The army was involved in Hitler's political fortunes from the start of his career. In 1919, when lance corporal Adolf Hitler, undercover agent for Munich military intelligence bureau Abteilung I b/P, joined the nascent German Worker's Party he brought with him funds from Reichswehr coffers supplied by his commanding officer. In 1920 when the party wanted to purchase a newspaper, the purchase was made possible by Reichswehr General Ritter von Epp's provision of marks from Reichswehr funds. After Hitler became Reich Chancellor, 1933, General Werner von Blomberg joined the Hitler cabinet as Minister of Defense. Blomberg and the Chief of his Ministerial office Colonel Walther von Reichenau were eager to join the Reichswehr ("Wehrmacht" in '34) to the Hitler dictatorship. Blomberg introduced the NSDAP swastika emblem into the army; he also accepted the notorious Aryan Paragraph written into the '34 "Law for the Restoration of the Professional Service" to exclude Jews and other "undersirables" for the officer corp. Blomberg and Reichenau devised the oath of unconditional loyalty to the person of the Fuehrer, taken by the armed forces in '34.

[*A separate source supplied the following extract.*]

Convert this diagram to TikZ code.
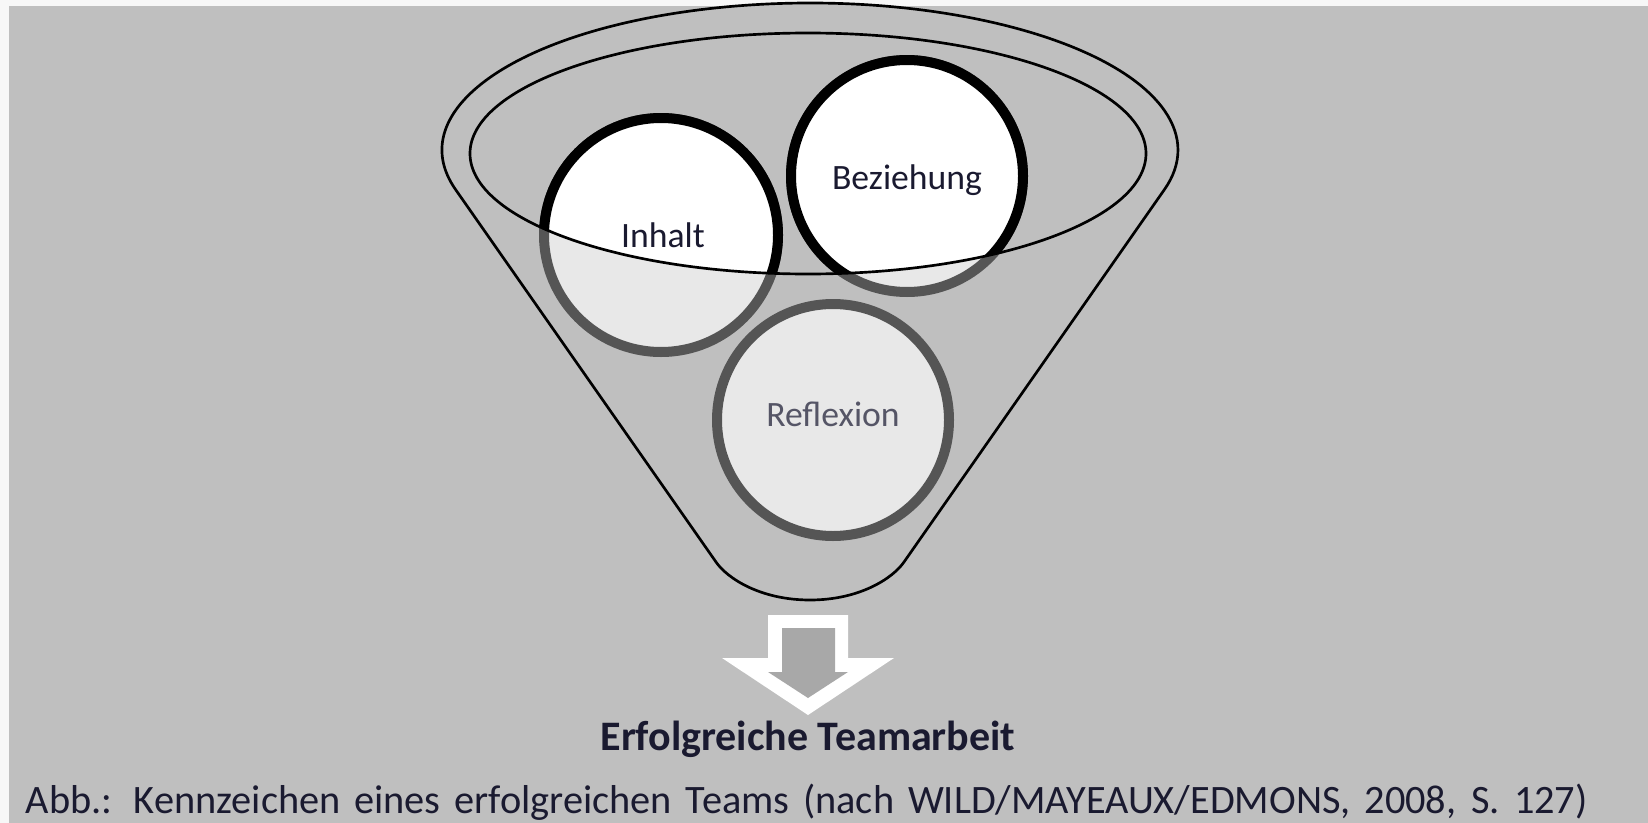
\documentclass[tikz,border=0pt]{standalone}
\usepackage{fontspec}
\setmainfont{Carlito}
\definecolor{bggray}{HTML}{BFBFBF}
\definecolor{marg}{HTML}{F7F7F7}
\definecolor{lightfill}{HTML}{E8E8E8}
\definecolor{darkring}{HTML}{555555}
\definecolor{arrowgray}{HTML}{A8A8A8}
\definecolor{refltext}{HTML}{555566}
\definecolor{labeltext}{HTML}{1A1A30}
\tikzset{
  funnelline/.style={draw=black, line width=0.8pt, line join=round},
  ringlight/.style={fill=lightfill, draw=darkring, line width=3pt},
  ringdark/.style={fill=white, draw=black, line width=3pt},
  lbl/.style={inner sep=0pt, font=\fontsize{10.7}{12}\selectfont, text=labeltext},
}
\begin{document}
\begin{tikzpicture}[x=0.3pt,y=-0.3pt]
\useasboundingbox (0,0) rectangle (1648,823);
\fill[marg] (0,0) rectangle (1648,823);
\fill[bggray] (9,6) rectangle (1648,823);
% funnel body
\path[funnelline, fill=bggray] (455.4,189.3) arc[start angle=164.5, end angle=375.5, x radius=368, y radius=147]
  -- (904,562) .. controls (893,578) and (860,600) .. (810,600)
  .. controls (760,600) and (727,578) .. (716,562) -- cycle;
% circles, lower (seen through the funnel)
\path[ringlight] (661,235) circle (117);
\path[ringlight] (907,176) circle (116);
\path[ringlight] (833,420) circle (116);
% circles, upper part inside the opening
\begin{scope}
  \clip (808,153.5) ellipse[x radius=338, y radius=120.5];
  \path[ringdark] (661,235) circle (117);
  \path[ringdark] (907,176) circle (116);
  \path[ringdark] (833,420) circle (116);
\end{scope}
% inner rim
\draw[funnelline] (808,153.5) ellipse[x radius=338, y radius=120.5];
% labels
\node[lbl] (inhalt) at (663,235) {Inhalt};
\node[lbl] (beziehung) at (907,180) {Beziehung};
\node[lbl, text=refltext] (reflexion) at (833,414) {Reflexion};
% block arrow
\fill[white] (768,615) -- (848,615) -- (848,658) -- (894,658) -- (808,715) -- (722,658) -- (768,658) -- cycle;
\fill[arrowgray] (782,628) -- (835,628) -- (835,672) -- (848,672) -- (808,698) -- (768,672) -- (782,672) -- cycle;
% texts
\node[anchor=base, inner sep=0pt, font=\fontsize{12.6}{14}\selectfont\bfseries, text=labeltext] (result) at (808,750) {Erfolgreiche Teamarbeit};
\node[anchor=base west, inner sep=0pt, font=\fontsize{12.1}{14}\selectfont, text=labeltext] (caption) at (25,813)
  {\makebox[468.6pt][s]{Abb.: Kennzeichen eines erfolgreichen Teams (nach WILD/MAYEAUX/EDMONS, 2008, S. 127)}};
\end{tikzpicture}
\end{document}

The cabal of German elites, Franz von Papen, Otto Meissner, Alfred Hugenberg, Paul von Hindenberg and his son Oskar, Elard von Oldenburg-Januschau, and others with regular access to the corridors of power made an obvious miscalculation when they placed Hitler in the Reich Chancellor's seat. For although the elites believed they had, in Papen's words, "hired him (Hitler) for our act," Hitler soon enough was running the show.
During the last nine years of his life Hitler strode across the world's stage, moving armies with a command and making the vulnerable bow to his will. He was, as Kershaw points out, a high stakes gambler who won decisively when playing against weaker opponents. Against opponents as strong or stronger then he, his deficiencies as leader, commander, and human being became glaring and his "go-for-broke" gambler's methodology, which served him well during the "bloodless" conquests of the 1930's, backfired.
For as long as the war that Hitler began went in their favor, most of the German nation celebrated their Fuehrer to the point of adulation and beyond. Through an inexplicable myopia much of the German population refused to acknowledge the criminality of Hitler's reign, or else exonerated him of responsibility, ascribing blaim instead to Nazi underlings who, presumably, acted without Hitler's knowledge. ("If only the Fuehrer knew!" they exclaimed.)
Of course Hitler did not only know but initiated--often indirectly rather than overtly ("authorizing more than directing")--state policies. In the Fuehrer state nothing was done, for long, against the expressed wish of the dictator. All decisions pertaining to the state were made, ultimately, by Hitler himself, who, for reasons of his own, sometimes refused to decide or else gave contradictory orders or ambiguously worded decisions that were open to interpretation by subordinates whose organizing, planning, and execution within guidelines drawn by Hitler--done in the hope that their, the subordinates, effords would meet with Hitler's approval--was called "working toward the Fuehrer." Kershaw dismisses the idea that Hitler was a weak dictator with little control over his paladins. Hitler was in control, but due to his governing style--irregular hours; setting competing functionaries against one another; creating bureaus with overlapping jurisdictional authority; and impulsive decisions--the state sunk into bureaucratic chaos. The style was deliberate; the anarchic free-for-all below the level of Fuehrer insured that Hitler remained unchallenged. It also insured that when Hitler was unable or unwilling to come to a decision the governing apparatus of the state became paralyzed.
Kershaw's biography is eminently judicial in consideration of Hitler's competency as military commander. The errors and misjudgments attributed to Hitler were often as much "those of the professionals in Army High command" Kershaw writes, "as of the former First World War corporal." The work also traces, step by step, the progressive evolution of Nazi genocide. Kershaw's "functionalist" interpretation of the Holocaust (as opposed to an "intentionalist" interpretation) fits his view of Hitler as opportunist ready to seize the main chance as those chances presented themselves. The Hitler of Kershaw's book did not plan to kill the Jews--he originally favored deportation to some place like Madagascar. When the "Madagascar Solution" became nonviable he turned to resettlement of Jews in far reaches of Russia. When fluctuations in the war in the East made resettlement improbable he penned the Jews in concentration camps in the General Government area of the Reich. Sometime around the beginning of 1942--coincidentally or not, when the war began to go against Germany--he instigated the liquidation of the Jews. When he found that he could get away with the murder of the Eastern Jews he called for a Final Solution to the Jewish "problem" and ordered deportation of Europe's Jews to the killing centers. No written orders were needed to begin the mass murder: Hitler's implied wishes--and he made plenty of public statements about eliminating the Jews--were enough to set his henchmen "working toward the Fuehrer." Without Hitler there may have been a second world war, Kershaw writes, but without Hitler the Holocaust is "unthinkable."
This soberly objective and stylishly written biography--beautifully presented by W. W. Norton, after earlier publication of the book in separate volumes (HUBRIS, 1998, and NEMESIS, 2000)--surely deserves to stand beside the other classic accounts of Hitler and his times.